Your instructions: Reproduce the lines below exactly, from the one containing "Write the matplotlib code for this chart." through the one containing "16, 17, 18, 19, 20.4]", both included. Leave out any pictures.

(Records from a data source)
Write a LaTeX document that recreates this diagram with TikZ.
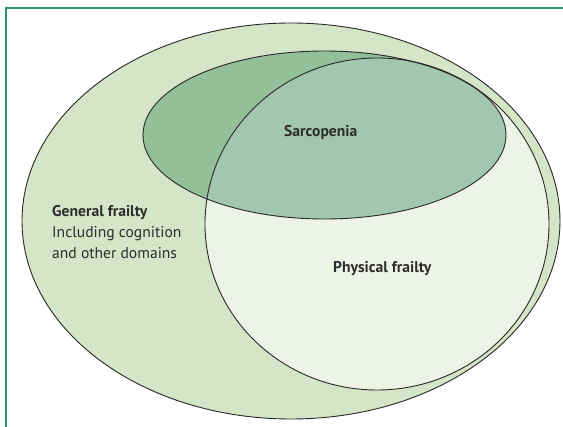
\documentclass[tikz,border=0pt]{standalone}
\usepackage{fontspec}
\setmainfont{PT Sans}
\definecolor{outerfill}{RGB}{213,229,199}
\definecolor{sarcfill}{RGB}{147,192,153}
\definecolor{overlapfill}{RGB}{162,198,175}
\definecolor{physfill}{RGB}{237,244,230}
\definecolor{framegreen}{RGB}{42,150,104}
\definecolor{textgray}{RGB}{45,45,45}
\definecolor{edgegray}{RGB}{40,40,40}
\begin{document}
\begin{tikzpicture}[x=1pt,y=-1pt,
  edge/.style={draw=edgegray,line width=0.9pt},
  lbl/.style={anchor=base west,inner sep=0pt,text=textgray,font=\fontsize{15.6}{21}\selectfont},
  blbl/.style={lbl,font=\fontsize{15.6}{21}\selectfont\bfseries}]
\useasboundingbox (0,0) rectangle (563,427);
\fill[white] (0,0) rectangle (563,427);
% frame
\draw[framegreen,line width=1.4pt] (6,427) -- (6,8) -- (563,8);
% fills
\fill[outerfill] (291,221) ellipse [x radius=269pt, y radius=198pt];
\fill[sarcfill] (324.5,135) ellipse [x radius=181.5pt, y radius=84pt];
\fill[physfill] (377,224) ellipse [x radius=172pt, y radius=166pt];
\begin{scope}
  \clip (377,224) ellipse [x radius=172pt, y radius=166pt];
  \fill[overlapfill] (324.5,135) ellipse [x radius=181.5pt, y radius=84pt];
\end{scope}
% outlines
\draw[edge] (291,221) ellipse [x radius=269pt, y radius=198pt];
\draw[edge] (324.5,135) ellipse [x radius=181.5pt, y radius=84pt];
\draw[edge] (377,224) ellipse [x radius=172pt, y radius=166pt];
% labels
\node[blbl] (sarc) at (284,137) {Sarcopenia};
\node[blbl] (phys) at (333,273) {Physical frailty};
\node[blbl] (gen) at (52,217) {General frailty};
\node[lbl] (gen2) at (52,238) {Including cognition};
\node[lbl] (gen3) at (52,259) {and other domains};
\end{tikzpicture}
\end{document}
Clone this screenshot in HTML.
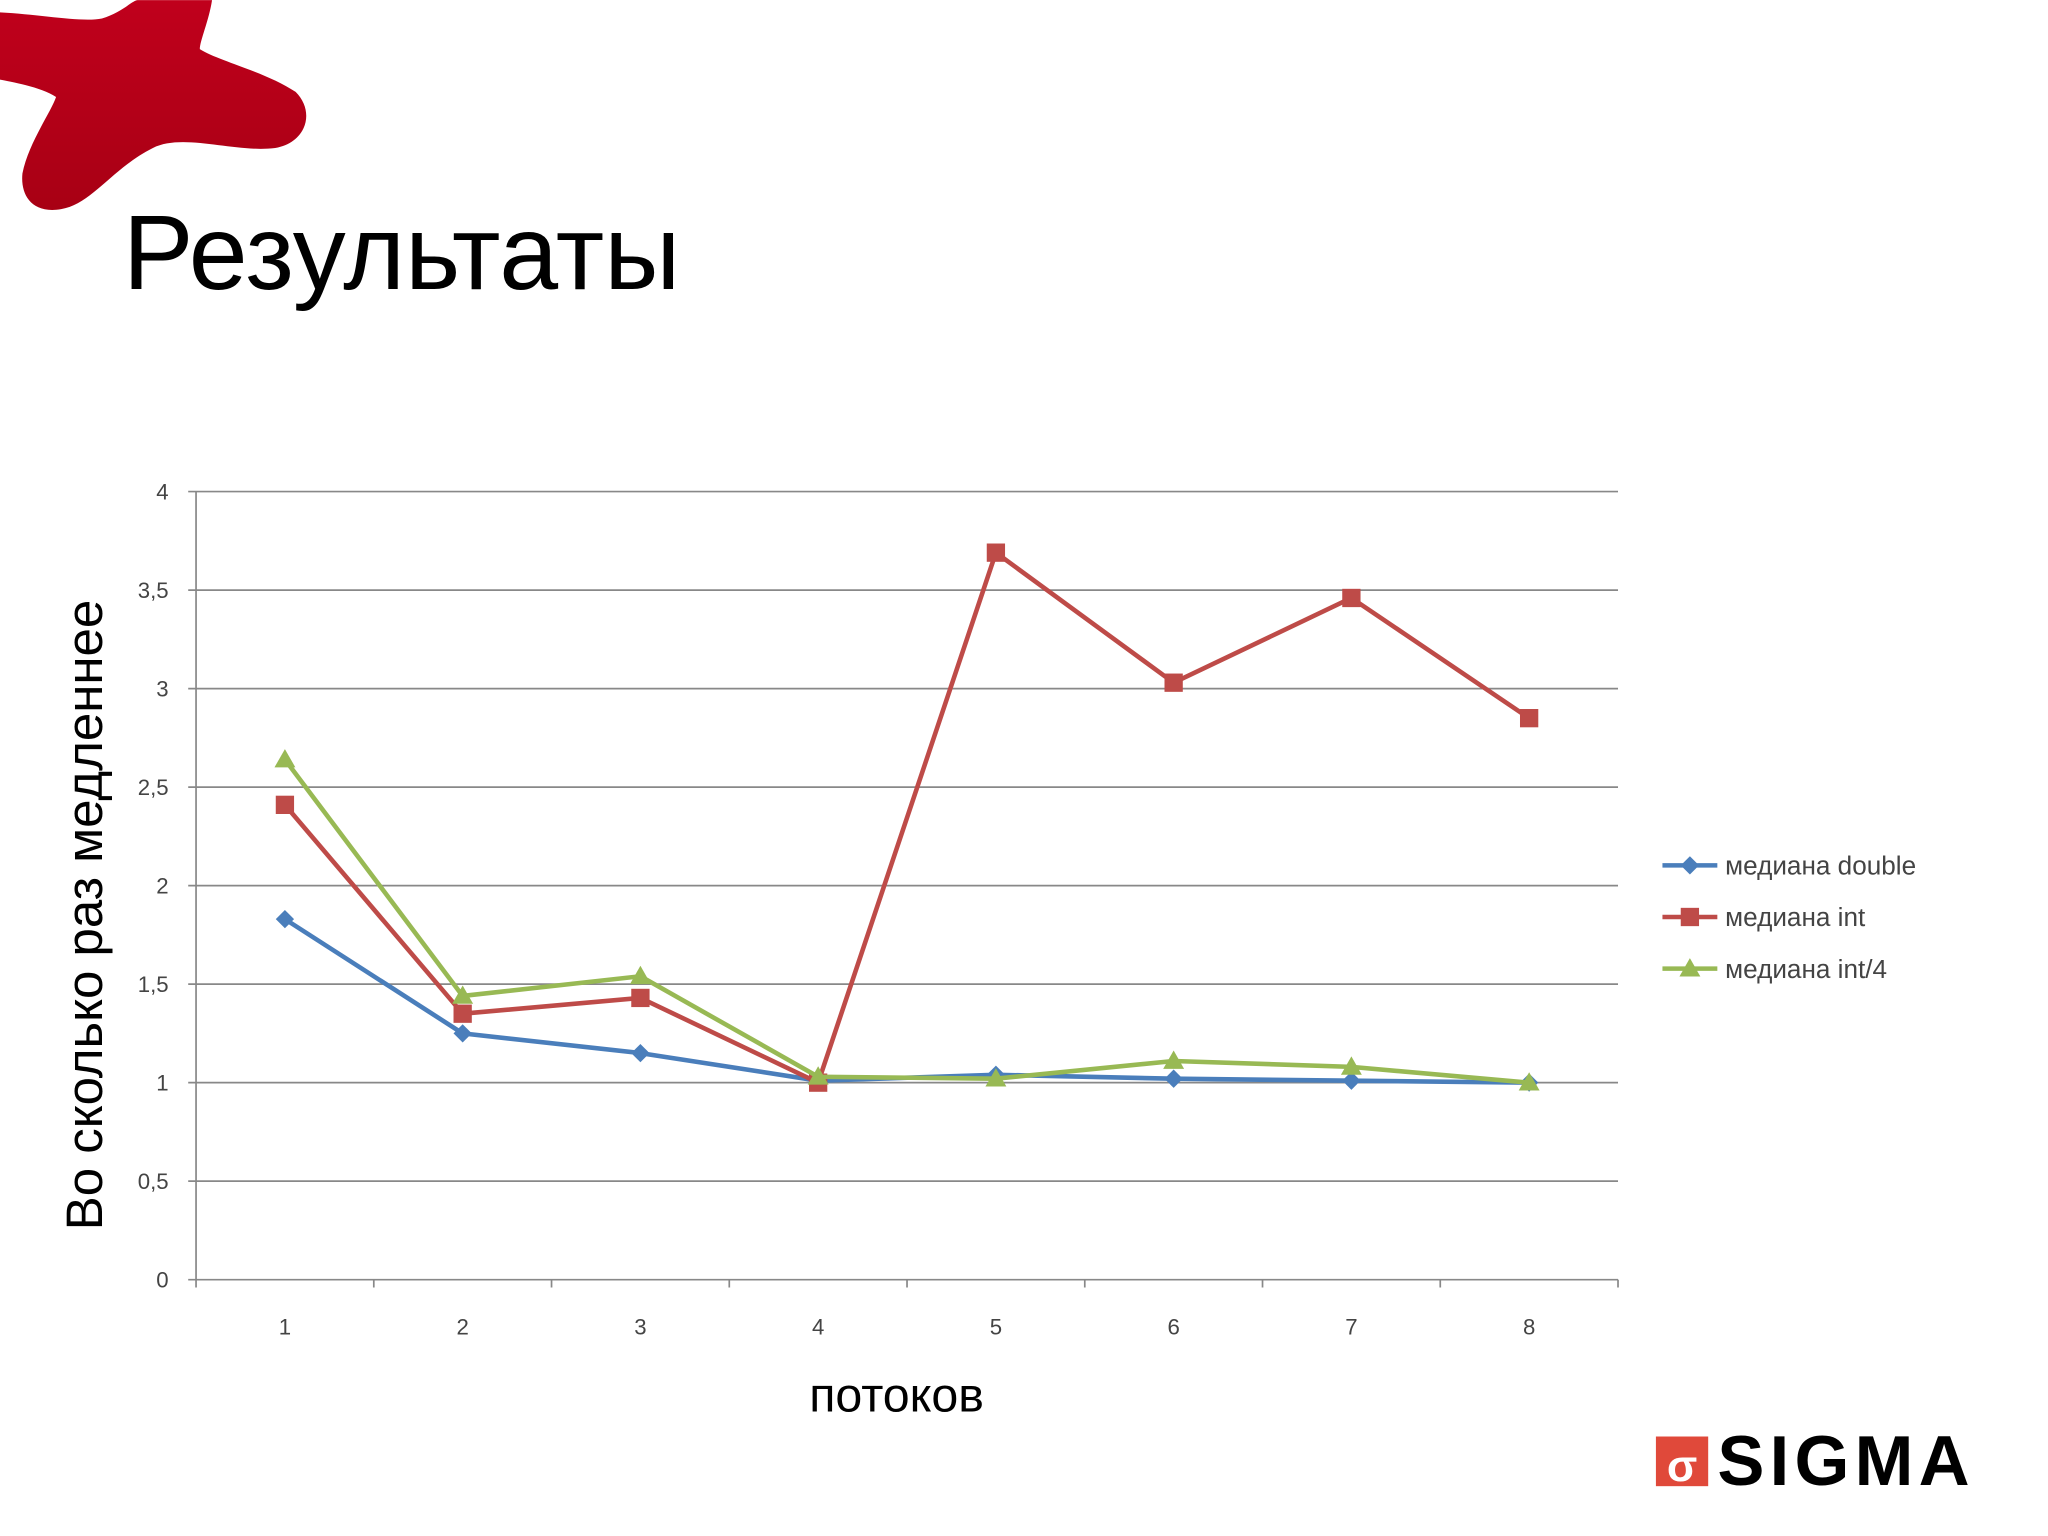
<!DOCTYPE html>
<html><head><meta charset="utf-8"><style>
html,body{margin:0;padding:0;background:#fff;width:2048px;height:1536px;overflow:hidden}
svg{display:block}
</style></head><body>
<svg id="s" width="2048" height="1536" viewBox="0 0 1567 1175" xmlns="http://www.w3.org/2000/svg" font-family="Liberation Sans, sans-serif">
<defs>
<linearGradient id="rg" x1="0" y1="0" x2="0" y2="1"><stop offset="0" stop-color="#c0001c"/><stop offset="1" stop-color="#a80014"/></linearGradient>
</defs>
<g>
<path d="M0,12 C40,14 80,22 100,18 C120,12 130,0 135,0 L208,0 C205,20 196,40 196,48 C215,60 260,70 290,90 C310,110 300,140 270,145 C230,150 180,130 150,145 C110,165 90,200 60,205 C30,210 20,190 22,170 C28,140 50,110 55,95 C40,85 10,80 0,78 Z" fill="url(#rg)" transform="scale(0.78)"/>
</g>
<text x="94" y="221" font-size="81" fill="#000">Результаты</text>
<g id="chart"></g>
<text transform="translate(78,700) rotate(-90)" text-anchor="middle" font-size="39" fill="#000">Во сколько раз медленнее</text>
<text x="686" y="1080" text-anchor="middle" font-size="37" fill="#000">потоков</text>
<g>
<rect x="1267" y="1099" width="40" height="38" fill="#e0493a"/>
<text x="1287" y="1133" text-anchor="middle" font-size="34" font-weight="bold" fill="#fff">σ</text>
<text x="1314" y="1136" font-size="54" font-weight="bold" fill="#000" letter-spacing="4">SIGMA</text>
</g>
</svg>
<script>
const categories=["1","2","3","4","5","6","7","8"];
const yTicks=[0,0.5,1,1.5,2,2.5,3,3.5,4];
const yTickLabels=["0","0,5","1","1,5","2","2,5","3","3,5","4"];
const seriesNames=["медиана double","медиана int","медиана int/4"];
const seriesDouble=[1.83,1.25,1.15,1.01,1.04,1.02,1.01,1.0];
const seriesInt=[2.41,1.35,1.43,1.0,3.69,3.03,3.46,2.85];
const seriesInt4=[2.64,1.44,1.54,1.03,1.02,1.11,1.08,1.0];
const colors=["#4a7ebb","#be4b48","#98b954"];
const NS="http://www.w3.org/2000/svg";
const g=document.getElementById('chart');
const L=150,R=1238,T=376,B=979;
const band=(R-L)/categories.length;
const xs=i=>L+band*(i+0.5);
const ys=v=>B-(v/4)*(B-T);
function el(t,a,p){const e=document.createElementNS(NS,t);for(const k in a)e.setAttribute(k,a[k]);(p||g).appendChild(e);return e;}
yTicks.forEach((v,i)=>{
 const l=el('line',{x1:L-6,x2:R,y1:ys(v),y2:ys(v),stroke:'#888','stroke-width':1.3});
 
 
 const t=el('text',{x:129,y:ys(v)+6,'text-anchor':'end','font-size':17,fill:'#444'});
 t.textContent=yTickLabels[i];
 
 
});
const ya=el('line',{x1:L,x2:L,y1:T,y2:B,stroke:'#888','stroke-width':1.3});


for(let i=0;i<=categories.length;i++){
 const tk=el('line',{x1:L+band*i,x2:L+band*i,y1:B,y2:B+6,stroke:'#888','stroke-width':1.3});
 
 
}
categories.forEach((c,i)=>{
 const t=el('text',{x:xs(i),y:1021,'text-anchor':'middle','font-size':17,fill:'#444'});
 t.textContent=c;
 
 
});
function marker(type,x,y,c,parent){
 let m;
 if(type===0)m=el('polygon',{points:`${x},${y-7} ${x+7},${y} ${x},${y+7} ${x-7},${y}`,fill:c},parent);
 else if(type===1)m=el('rect',{x:x-7,y:y-7,width:14,height:14,fill:c},parent);
 else m=el('polygon',{points:`${x},${y-8} ${x+8},${y+6} ${x-8},${y+6}`,fill:c},parent);
 
 
}
[seriesDouble,seriesInt,seriesInt4].forEach((s,k)=>{
 const sg=el('g',{});
 
 
 const p=el('polyline',{points:s.map((v,i)=>xs(i)+','+ys(v)).join(' '),fill:'none',stroke:colors[k],'stroke-width':3.5,'stroke-linejoin':'round'},sg);
 
 
 s.forEach((v,i)=>marker(k,xs(i),ys(v),colors[k],sg));
});
seriesNames.forEach((n,k)=>{
 const lg=el('g',{});
 
 
 const y=662+k*39.5;
 el('line',{x1:1272,x2:1314,y1:y,y2:y,stroke:colors[k],'stroke-width':3.5},lg);
 marker(k,1293,y,colors[k],lg);
 const t=el('text',{x:1320,y:y+7,'font-size':20,fill:'#444'},lg);
 t.textContent=n;
});
</script>
</body></html>
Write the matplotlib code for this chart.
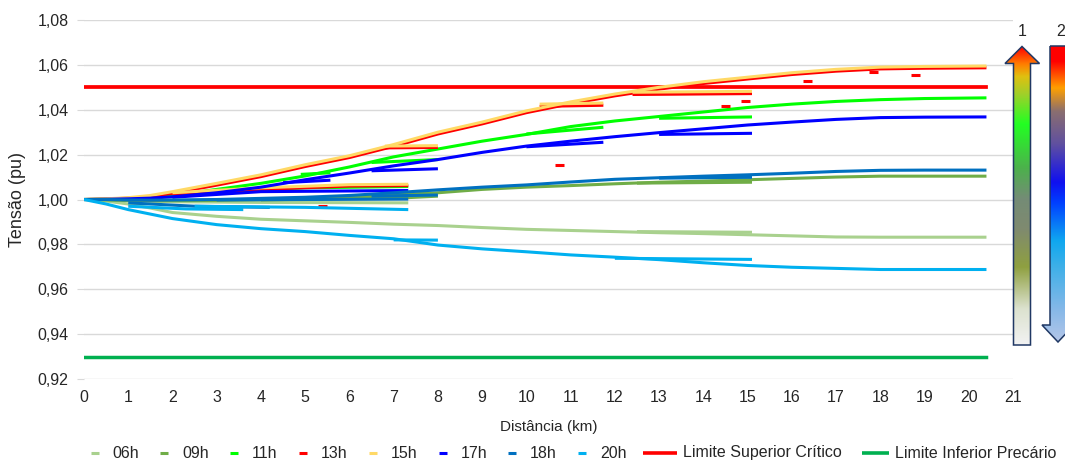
import numpy as np
import matplotlib
matplotlib.use("Agg")
import matplotlib.pyplot as plt
from matplotlib.lines import Line2D
from matplotlib.patches import Polygon
from matplotlib.colors import LinearSegmentedColormap

plt.rcParams['font.family'] = ['Liberation Sans', 'DejaVu Sans']

# ---------------------------------------------------------------- data
hours = ['06h', '09h', '11h', '13h', '15h', '17h', '18h', '20h']
hour_colors = ['#A9D18E', '#70AD47', '#00FF00', '#FF0000',
               '#FFD966', '#0000FF', '#0070C0', '#00B0F0']

# distance along the main feeder (km)
trunk_km = [0, 0.5, 1, 1.5, 2, 3, 4, 5, 6, 7, 8, 9, 10, 11, 12, 13, 14, 15,
            16, 17, 18, 19, 20.4]

# voltage along the main feeder (pu)
v06 = [1.000, 0.9993, 0.998, 0.9962, 0.9942, 0.9925, 0.9912, 0.9905, 0.9898,
       0.989, 0.9884, 0.9875, 0.9867, 0.9862, 0.9857, 0.9852, 0.9848, 0.9843,
       0.9838, 0.9833, 0.9832, 0.9832, 0.9832]
v09 = [1.000, 0.9998, 0.9995, 0.9994, 0.9995, 0.9996, 1.000, 1.0005, 1.0012,
       1.0022, 1.003, 1.0045, 1.0055, 1.0062, 1.007, 1.0077, 1.0082, 1.0088,
       1.0094, 1.0100, 1.0104, 1.0104, 1.0104]
v11 = [1.000, 1.0002, 1.0005, 1.001, 1.0018, 1.0045, 1.0072, 1.0105, 1.0145,
       1.019, 1.0225, 1.026, 1.029, 1.0325, 1.035, 1.037, 1.039, 1.041,
       1.0425, 1.0437, 1.0445, 1.045, 1.0453]
v13 = [1.000, 1.0002, 1.0006, 1.0012, 1.0028, 1.0064, 1.0102, 1.0147, 1.0187,
       1.0237, 1.0292, 1.0337, 1.0387, 1.0427, 1.0462, 1.0492, 1.0517, 1.0537,
       1.0557, 1.0572, 1.0582, 1.0585, 1.0587]
v15 = [1.000, 1.0003, 1.0008, 1.0018, 1.0035, 1.0072, 1.011, 1.0155, 1.0195,
       1.0245, 1.030, 1.0345, 1.0395, 1.0435, 1.047, 1.050, 1.0525, 1.0545,
       1.0565, 1.058, 1.059, 1.0593, 1.0595]
v17 = [1.000, 1.0001, 1.0003, 1.0006, 1.0012, 1.003, 1.0055, 1.0088, 1.0118,
       1.015, 1.0178, 1.021, 1.0238, 1.026, 1.028, 1.0298, 1.0315, 1.0332,
       1.0345, 1.0357, 1.0365, 1.0367, 1.0368]
v18 = [1.000, 1.0000, 0.9998, 0.9997, 0.9998, 1.0000, 1.0005, 1.001, 1.0018,
       1.003, 1.0043, 1.0055, 1.0065, 1.0078, 1.009, 1.0097, 1.0104, 1.011,
       1.0117, 1.0125, 1.013, 1.0131, 1.0131]
v20 = [1.000, 0.998, 0.9955, 0.9935, 0.9915, 0.9888, 0.987, 0.9857, 0.984,
       0.9825, 0.9797, 0.978, 0.9767, 0.9753, 0.9743, 0.9732, 0.9718, 0.9706,
       0.9698, 0.9693, 0.9688, 0.9688, 0.9688]

# lateral branches: (distances in km, voltages in pu)
b06 = [([1.0, 2.0, 4.0, 7.33], [0.9995, 0.999, 0.9987, 0.9985]),
       ([12.5, 15.1], [0.9857, 0.9854])]
b09 = [([4.0, 5.5, 7.3, 8.0], [0.9998, 1.0003, 1.0008, 1.0015]),
       ([12.5, 15.1], [1.0073, 1.0077])]
b11 = [([2.5, 5.0, 7.33], [1.003, 1.0052, 1.0058]),
       ([4.9, 5.57], [1.0112, 1.0119]),
       ([6.5, 8.0], [1.0165, 1.0178]),
       ([10.0, 11.74], [1.0292, 1.0322]),
       ([13.0, 15.1], [1.0362, 1.0368])]
b13 = [([2.0, 4.0, 6.0, 7.33], [1.0025, 1.0045, 1.006, 1.0062]),
       ([6.8, 8.0], [1.023, 1.0232]),
       ([10.3, 11.74], [1.0415, 1.042]),
       ([12.4, 15.1], [1.0468, 1.0472]),
       ([5.3, 5.5], [0.997, 0.997]),
       ([10.65, 10.85], [1.0153, 1.0153]),
       ([14.4, 14.6], [1.0416, 1.0416]),
       ([14.85, 15.05], [1.0438, 1.0438]),
       ([16.25, 16.45], [1.0526, 1.0526]),
       ([17.75, 17.95], [1.0567, 1.0567]),
       ([18.7, 18.9], [1.0555, 1.0555])]
b15 = [([2.0, 4.0, 6.0, 7.33], [1.003, 1.0052, 1.0066, 1.0068]),
       ([6.8, 8.0], [1.0238, 1.024]),
       ([10.3, 11.74], [1.0425, 1.043]),
       ([12.4, 15.1], [1.0478, 1.0482])]
b17 = [([2.0, 4.0, 7.33], [1.001, 1.0035, 1.004]),
       ([4.5, 5.57], [1.0075, 1.0086]),
       ([6.5, 8.0], [1.0128, 1.0137]),
       ([10.0, 11.74], [1.0235, 1.0255]),
       ([13.0, 15.1], [1.029, 1.0295])]
b18 = [([1.0, 2.5, 4.2], [0.9985, 0.997, 0.9965]),
       ([3.0, 5.0, 7.33], [0.9998, 1.0, 1.0002]),
       ([6.5, 8.0], [1.0015, 1.002]),
       ([13.0, 15.1], [1.0095, 1.0099])]
b20 = [([1.0, 2.3, 3.6], [0.997, 0.9958, 0.9955]),
       ([2.5, 5.0, 7.33], [0.997, 0.9965, 0.9955]),
       ([7.0, 8.0], [0.982, 0.9819]),
       ([12.0, 15.1], [0.9738, 0.9733])]

trunks = [v06, v09, v11, v13, v15, v17, v18, v20]
branches = [b06, b09, b11, b13, b15, b17, b18, b20]

limit_km = [0, 20.4]
limit_sup = [1.05, 1.05]
limit_inf = [0.93, 0.93]
limit_labels = ['Limite Superior Crítico', 'Limite Inferior Precário']
limit_colors = ['#FF0000', '#00B050']

x_ticks = list(range(0, 22))
y_ticks = [0.92, 0.94, 0.96, 0.98, 1.00, 1.02, 1.04, 1.06, 1.08]

# ---------------------------------------------------------------- figure
W, H = 1065, 462
fig = plt.figure(figsize=(W / 100, H / 100), dpi=100)
ax = fig.add_axes([84 / W, 1 - 379 / H, (1013 - 84) / W, (379 - 20) / H])

ax.plot(limit_km, limit_sup, color=limit_colors[0], lw=2.7, zorder=2)
ax.plot(limit_km, limit_inf, color=limit_colors[1], lw=2.5, zorder=2)

for i, (tr, brs, col) in enumerate(zip(trunks, branches, hour_colors)):
    z = 3 + i
    for bx, bv in brs:
        ax.plot(bx, bv, color=col, lw=2.2, solid_capstyle='butt', zorder=z)
    ax.plot(trunk_km, tr, color=col, lw=2.2, solid_capstyle='butt', zorder=z)

ax.set_xlim(0, 21)
ax.set_ylim(0.92, 1.08)
ax.set_xticks(x_ticks)
ax.set_yticks(y_ticks)
ax.set_yticklabels([f"{t:.2f}".replace('.', ',') for t in y_ticks])
ax.grid(axis='y', color='#D9D9D9', lw=1.0)
ax.set_axisbelow(True)
for s in ax.spines.values():
    s.set_visible(False)
ax.tick_params(axis='y', length=5, color='#D9D9D9', labelsize=11.5,
               labelcolor='#262626', pad=6)
ax.tick_params(axis='x', length=0, labelsize=11.5, labelcolor='#262626', pad=8)
ax.set_ylabel('Tensão (pu)', fontsize=13, color='#262626', labelpad=8)
ax.set_xlabel('Distância (km)', fontsize=11, color='#262626', labelpad=11)

# ---------------------------------------------------------------- overlay (pixel coordinates)
ov = fig.add_axes([0, 0, 1, 1], zorder=10)
ov.set_xlim(0, W)
ov.set_ylim(H, 0)
ov.axis('off')
ov.patch.set_alpha(0)

# legend
leg_y = 453
hour_dash_x = [90.5, 160, 230, 299, 369, 439, 508, 578]
for hx, lab, col in zip(hour_dash_x, hours, hour_colors):
    ov.add_line(Line2D([hx, hx + 8], [leg_y, leg_y], color=col, lw=2.2,
                       solid_capstyle='butt'))
    ov.text(hx + 22, leg_y, lab, fontsize=11.5, color='#262626',
            va='center', ha='left')
limit_line_x = [(643, 677), (862, 889)]
for (x0, x1), lab, col in zip(limit_line_x, limit_labels, limit_colors):
    ov.add_line(Line2D([x0, x1], [leg_y, leg_y], color=col, lw=2.6,
                       solid_capstyle='butt'))
    ov.text(x1 + 6, leg_y, lab, fontsize=11.5, color='#262626',
            va='center', ha='left')

# gradient arrows
def gradient_arrow(pts, stops, y_top, y_bot):
    cmap = LinearSegmentedColormap.from_list('g', stops)
    grad = np.linspace(1, 0, 256).reshape(-1, 1)
    xs = [p[0] for p in pts]
    poly = Polygon(pts, closed=True, fc='none', ec='#203864', lw=1.1,
                   zorder=12)
    ov.add_patch(poly)
    im = ov.imshow(grad, cmap=cmap, aspect='auto', zorder=11,
                   extent=(min(xs), max(xs), y_bot, y_top),
                   interpolation='bilinear')
    im.set_clip_path(poly)

arrow1 = [(1013.5, 345), (1030.5, 345), (1030.5, 63.5), (1039.5, 63.5),
          (1022, 46.5), (1005, 63.5), (1013.5, 63.5)]
stops1 = [(0.0, '#F2F2F2'), (0.12, '#DCE2CF'), (0.26, '#8FA040'),
          (0.39, '#7F8A70'), (0.49, '#748C76'), (0.59, '#4DB04D'),
          (0.74, '#22FF22'), (0.84, '#A0D02A'), (0.90, '#E0C010'),
          (0.94, '#FF8000'), (1.0, '#FF0000')]
gradient_arrow(arrow1, stops1, 46.5, 345)

arrow2 = [(1050, 46), (1066, 46), (1066, 325), (1074, 325), (1058, 342),
          (1042, 325), (1050, 325)]
stops2 = [(0.0, '#B4C6E8'), (0.11, '#85B8E8'), (0.25, '#40B0E8'),
          (0.34, '#10A8F0'), (0.47, '#0040FF'), (0.54, '#1010F0'),
          (0.67, '#6050A0'), (0.78, '#8A6E70'), (0.86, '#FFA000'),
          (0.95, '#FF0000'), (1.0, '#FF0000')]
gradient_arrow(arrow2, stops2, 46, 342)

ov.text(1022, 31, '1', fontsize=11.5, color='#262626', ha='center', va='center')
ov.text(1061, 31, '2', fontsize=11.5, color='#262626', ha='center', va='center')

fig.savefig('out.png', dpi=100)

Reply to the exercise:
Write the matplotlib code for this chart.
import numpy as np
import matplotlib
matplotlib.use("Agg")
import matplotlib.pyplot as plt
from matplotlib.lines import Line2D
from matplotlib.patches import Polygon
from matplotlib.colors import LinearSegmentedColormap

plt.rcParams['font.family'] = ['Liberation Sans', 'DejaVu Sans']

# ---------------------------------------------------------------- data
hours = ['06h', '09h', '11h', '13h', '15h', '17h', '18h', '20h']
hour_colors = ['#A9D18E', '#70AD47', '#00FF00', '#FF0000',
               '#FFD966', '#0000FF', '#0070C0', '#00B0F0']

# distance along the main feeder (km)
trunk_km = [0, 0.5, 1, 1.5, 2, 3, 4, 5, 6, 7, 8, 9, 10, 11, 12, 13, 14, 15,
            16, 17, 18, 19, 20.4]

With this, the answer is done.